MÜSTEKÎM: Doğruluk üzere olan, doğru yolda yürüyen. Doğrulukla sıfatlanmış kimse. (Bkz. Sırât-ı Müstekîm ve İstikâmet)
Müstekîm ol, hazret-i Allah utandırmaz seni. (Diyâr-ı Bekrli Saîd Paşa)
Müstakim kelimesi Kur’ân’da otuz yedi ayrı yerde geçmektedir. Bunların ilki Fatiha suresindeki “Bizi doğru yola ilet” (el-Fatiha 1/6) ayetidir.
Bu ayetteki “sırat-r müstakîm” doğru yol şeklinde tercüme edilir. Hiç bir yerinde meyil ve eğrilik bulunmayan, dümdüz ve dosdoğru yol veya cadde demektir. Fakat bu cadde, bu yol, manevî bir yoldur. Yüce Allah’ın ortaya koyduğu, batıl olmayan, izleyenleri hayra götüren hak yoldur. Kur’an’da bir kaç yerde geçen “sırat-ı müstakîm”, müfessirler tarafından Allah yolu, hak yol, Allah’ın kitâbı (Kur’an-ı Kerim), Îmân, imâna tabi olanların yolu, İslâm, İslâm şeriatı, Peygamberimiz (s.a.s)’in sünnetleri, O’nun ve ashâbının yolu, Ehl-i Sünnet vel Cemâat’ın yolu, Cennet yolu, kısacası İslâm ümmetinin yolu diye tarif edilmiştir (Elmalılı Hamdi Yazır, Hak Dini Kur’ân Dili, İstanbul 1971, 1, 123 vd).

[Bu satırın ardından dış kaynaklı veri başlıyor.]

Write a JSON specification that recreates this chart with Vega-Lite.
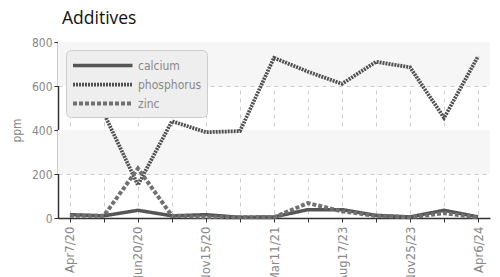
{
  "$schema": "https://vega.github.io/schema/vega-lite/v6.json",
  "width": 432,
  "height": 176,
  "autosize": "none",
  "padding": {"left": 58, "top": 42, "right": 10, "bottom": 59},
  "title": {"text": "Additives", "anchor": "start", "frame": "group", "font": "Open Sans", "fontSize": 17.5, "fontWeight": "normal", "color": "#111", "offset": 9, "dx": 4},
  "config": {"view": {"stroke": null}, "axis": {"labelFont": "DejaVu Sans Condensed", "titleFont": "DejaVu Sans Condensed", "labelColor": "#888", "titleColor": "#888"}},
  "datasets": {
    "bands": [{"lo": 200, "hi": 400}, {"lo": 600, "hi": 800}]
  },
  "layer": [
    {
      "data": {"name": "bands"},
      "mark": {"type": "rect", "color": "#f6f6f6"},
      "encoding": {
        "y": {"field": "lo", "type": "quantitative", "scale": {"domain": [0, 800]},
          "axis": {"title": "ppm", "titleFontSize": 12, "titleFontWeight": "normal", "labelFontSize": 12, "values": [0, 200, 400, 600, 800], "titlePadding": 8,
            "grid": true, "gridDash": [4, 4], "gridColor": "#ccc", "domainColor": "#333", "domainWidth": 1.5, "tickColor": "#333", "tickSize": 4}},
        "y2": {"field": "hi"}
      }
    },
    {
      "data": {"values": [
        {"date": "Apr7/20", "series": "calcium", "value": 15},
        {"date": "May12/20", "series": "calcium", "value": 10},
        {"date": "Jun20/20", "series": "calcium", "value": 35},
        {"date": "Aug3/20", "series": "calcium", "value": 10},
        {"date": "Nov15/20", "series": "calcium", "value": 15},
        {"date": "Jan20/21", "series": "calcium", "value": 3},
        {"date": "Mar11/21", "series": "calcium", "value": 5},
        {"date": "Jun8/22", "series": "calcium", "value": 38},
        {"date": "Aug17/23", "series": "calcium", "value": 38},
        {"date": "Oct5/23", "series": "calcium", "value": 12},
        {"date": "Nov25/23", "series": "calcium", "value": 5},
        {"date": "Feb2/24", "series": "calcium", "value": 35},
        {"date": "Apr6/24", "series": "calcium", "value": 5},
        {"date": "Apr7/20", "series": "phosphorus", "value": 483},
        {"date": "May12/20", "series": "phosphorus", "value": 475},
        {"date": "Jun20/20", "series": "phosphorus", "value": 150},
        {"date": "Aug3/20", "series": "phosphorus", "value": 440},
        {"date": "Nov15/20", "series": "phosphorus", "value": 390},
        {"date": "Jan20/21", "series": "phosphorus", "value": 395},
        {"date": "Mar11/21", "series": "phosphorus", "value": 728},
        {"date": "Jun8/22", "series": "phosphorus", "value": 665},
        {"date": "Aug17/23", "series": "phosphorus", "value": 610},
        {"date": "Oct5/23", "series": "phosphorus", "value": 710},
        {"date": "Nov25/23", "series": "phosphorus", "value": 685},
        {"date": "Feb2/24", "series": "phosphorus", "value": 455},
        {"date": "Apr6/24", "series": "phosphorus", "value": 735},
        {"date": "Apr7/20", "series": "zinc", "value": 10},
        {"date": "May12/20", "series": "zinc", "value": 10},
        {"date": "Jun20/20", "series": "zinc", "value": 225},
        {"date": "Aug3/20", "series": "zinc", "value": 10},
        {"date": "Nov15/20", "series": "zinc", "value": 5},
        {"date": "Jan20/21", "series": "zinc", "value": 3},
        {"date": "Mar11/21", "series": "zinc", "value": 3},
        {"date": "Jun8/22", "series": "zinc", "value": 68},
        {"date": "Aug17/23", "series": "zinc", "value": 30},
        {"date": "Oct5/23", "series": "zinc", "value": 10},
        {"date": "Nov25/23", "series": "zinc", "value": 3},
        {"date": "Feb2/24", "series": "zinc", "value": 22},
        {"date": "Apr6/24", "series": "zinc", "value": 2}
      ]},
      "mark": {"type": "line"},
      "encoding": {
        "x": {"field": "date", "type": "ordinal", "scale": {"type": "point", "padding": 0.35},
          "sort": ["Apr7/20", "May12/20", "Jun20/20", "Aug3/20", "Nov15/20", "Jan20/21", "Mar11/21", "Jun8/22", "Aug17/23", "Oct5/23", "Nov25/23", "Feb2/24", "Apr6/24"],
          "axis": {"title": null, "labelAngle": -90, "labelFontSize": 13, "labelPadding": 4,
            "labelExpr": "indexof(['Apr7/20','Jun20/20','Nov15/20','Mar11/21','Aug17/23','Nov25/23','Apr6/24'], datum.value) >= 0 ? datum.value : ''",
            "grid": true, "gridDash": [4, 4], "gridColor": "#ccc", "domainColor": "#333", "domainWidth": 1.5, "tickColor": "#333", "tickSize": 4}},
        "y": {"field": "value", "type": "quantitative", "scale": {"domain": [0, 800]},
          "axis": {"title": "ppm", "titleFontSize": 12, "titleFontWeight": "normal", "labelFontSize": 12, "values": [0, 200, 400, 600, 800], "titlePadding": 8,
            "grid": true, "gridDash": [4, 4], "gridColor": "#ccc", "domainColor": "#333", "domainWidth": 1.5, "tickColor": "#333", "tickSize": 4}},
        "color": {"field": "series", "type": "nominal", "scale": {"range": ["#555", "#505050", "#707070"]},
          "legend": {"title": null, "orient": "top-left", "offset": 8, "symbolType": "M-1,0H6", "symbolSize": 289, "symbolStrokeWidth": 4, "symbolFillColor": "transparent",
            "labelFont": "DejaVu Sans Condensed", "labelFontSize": 12, "labelColor": "#888", "labelOffset": 46,
            "fillColor": "#eee", "strokeColor": "#ccc", "cornerRadius": 5, "padding": 5, "rowPadding": 1}},
        "strokeDash": {"field": "series", "type": "nominal", "scale": {"range": [[1, 0], [2, 1], [4, 2]]}, "legend": null},
        "strokeWidth": {"field": "series", "type": "nominal", "scale": {"range": [3.5, 4, 1.6]}, "legend": null}
      }
    }
  ]
}
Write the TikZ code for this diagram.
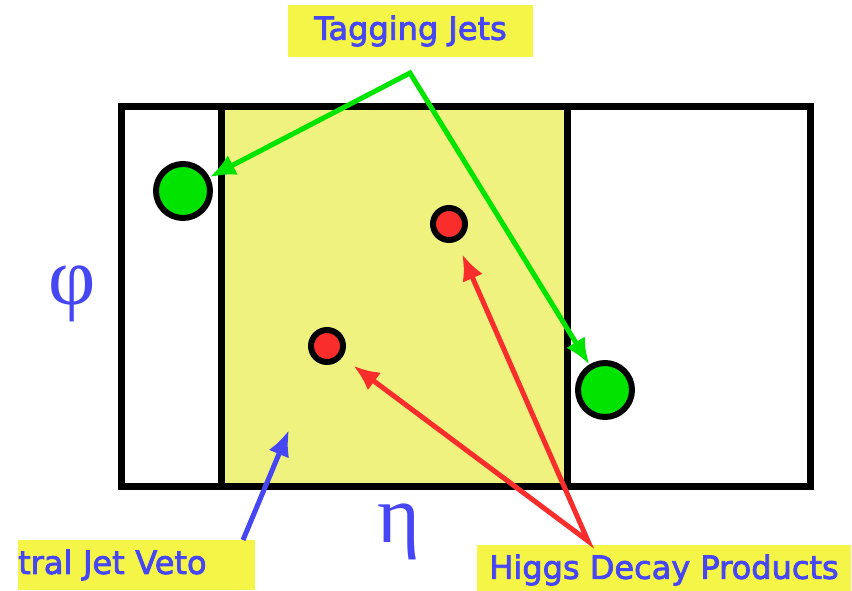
\documentclass[tikz,border=0pt]{standalone}
\usepackage{fontspec}
\newfontfamily\labelfont[FakeBold=2.5]{DejaVu Sans}
\newfontfamily\greekfont{Liberation Serif}
\usepackage{tikz}
\usetikzlibrary{arrows.meta,positioning}
\definecolor{bandYellow}{RGB}{240,242,128}
\definecolor{labelYellow}{RGB}{245,245,72}
\definecolor{textBlue}{RGB}{70,70,245}
\definecolor{jetGreen}{RGB}{0,228,0}
\definecolor{higgsRed}{RGB}{250,45,45}

\begin{document}
\begin{tikzpicture}[x=1pt,y=-1pt,
        caption/.style={fill=labelYellow, text=textBlue, inner sep=0pt,
          font=\labelfont\fontsize{32}{32}\selectfont},
        greek/.style={text=textBlue, inner sep=0pt, font=\greekfont\fontsize{82}{82}\selectfont},
        jet/.style={circle, draw=black, line width=6pt, fill=jetGreen,
          minimum size=54pt, inner sep=0pt},
        decay/.style={circle, draw=black, line width=6pt, fill=higgsRed,
          minimum size=32pt, inner sep=0pt},
        tagarrow/.style={draw=jetGreen, line width=5pt,
          {Latex[length=26pt,width=22pt]}-{Latex[length=26pt,width=22pt]}},
        decayarrow/.style={draw=higgsRed, line width=5pt, shorten <=14pt, shorten >=14pt,
          {Latex[length=26pt,width=22pt]}-{Latex[length=26pt,width=22pt]}},
        vetoarrow/.style={draw=textBlue, line width=5pt, -{Latex[length=26pt,width=22pt]}}
      ]
        \useasboundingbox (0,0) rectangle (852,590);
        % eta-phi plane with the central region
        \fill[bandYellow] (221,106) rectangle (567,486);
        \draw[line width=7pt] (121,106) rectangle (810,486);
        \draw[line width=7pt] (221,106) -- (221,486);
        \draw[line width=7pt] (567,106) -- (567,486);
        \node[greek] (phi) at (72,294) {φ};
        \node[greek] (eta) at (399,532) {η};
        % jets
        \node[jet] (jetL) at (183,191) {};
        \node[jet] (jetR) at (605,390) {};
        \node[decay] (decayA) at (449,224) {};
        \node[decay] (decayB) at (327,346) {};
        % labels
        \node[caption, minimum width=245pt, minimum height=52pt] (tagging) at (410.5,31) {Tagging Jets};
        \node[caption, anchor=west, text width=237pt, minimum height=50pt, align=left] (veto) at (18,565) {tral Jet Veto};
        \node[caption, minimum width=374pt, minimum height=50pt] (higgs) at (664,570) {Higgs Decay Products};
        \coordinate (tagfork) at (410,73);
        \coordinate (higgsfork) at (588,541);
        \coordinate (vetotail) at (243,540);
        \coordinate (vetotip) at (289,430);
        % arrows
        \draw[tagarrow] (jetL) -- (tagfork) -- (jetR);
        \draw[decayarrow] (decayA) -- (higgsfork) -- (decayB);
        \draw[vetoarrow] (vetotail) -- (vetotip);
      \end{tikzpicture}
\end{document}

Bu ayetteki istikamet; marifet gibi Allah’ın verdiği bir hidayet ve rahmettir. Allah’a ihlâs ve samimiyetle inanmanın ürünüdür. Mü’minlerin Allah’tan en çok istedikleri nimetlerden biri bu yoldur. Ondan sonra gelen ayette, sırât-ı müstakîm’in ilâhî bir nimet, mutluluk ve saadet olduğu, Allah’ın gazabına uğrayan ve sapık olanların yolu olmadığı anlatılmaktadır (Muhammed Ali es-Sâbûnî, Revâi’l-Beyân Tefsir’u Ayâti’l-Ahkâm Mine’l-Kur’ân, Dımaşk I977, I, 35, 36).
“Allah benim de Rabbim, sizin de Rabbinizdir. O’na kulluk edin, doğru yol (sırat-ı müstakim) budur” (Alu İmrân, 3/51).
Bu ayetteki ifade, hem Hz. Muhammed (s.a.s)’in ve hem diğer peygamberlerin ortak ifadesidir. Bütün peygamberler insanları Allah’a kullukta bulunmaya davet etmişlerdir. Bu durumun sırât-ı müstakîm olduğu, burada vurgulanmaktadır (ez-ZemahŞerî, el-Keşşaf, Kahire 1977,1, 176). Nitekim Hz. Peygamber (s.a.s) de bir hadiste, bu ayetin açıklaması mahiyetinde şöyle buyurmuştur: “Allah’a inandım (imân ettim) de ve müstakîm (istikamet sahibi, doğru) ol!.. ” (Müslim, İmân, 67; Ahmed b. Hanbel, III 413, IV, 385).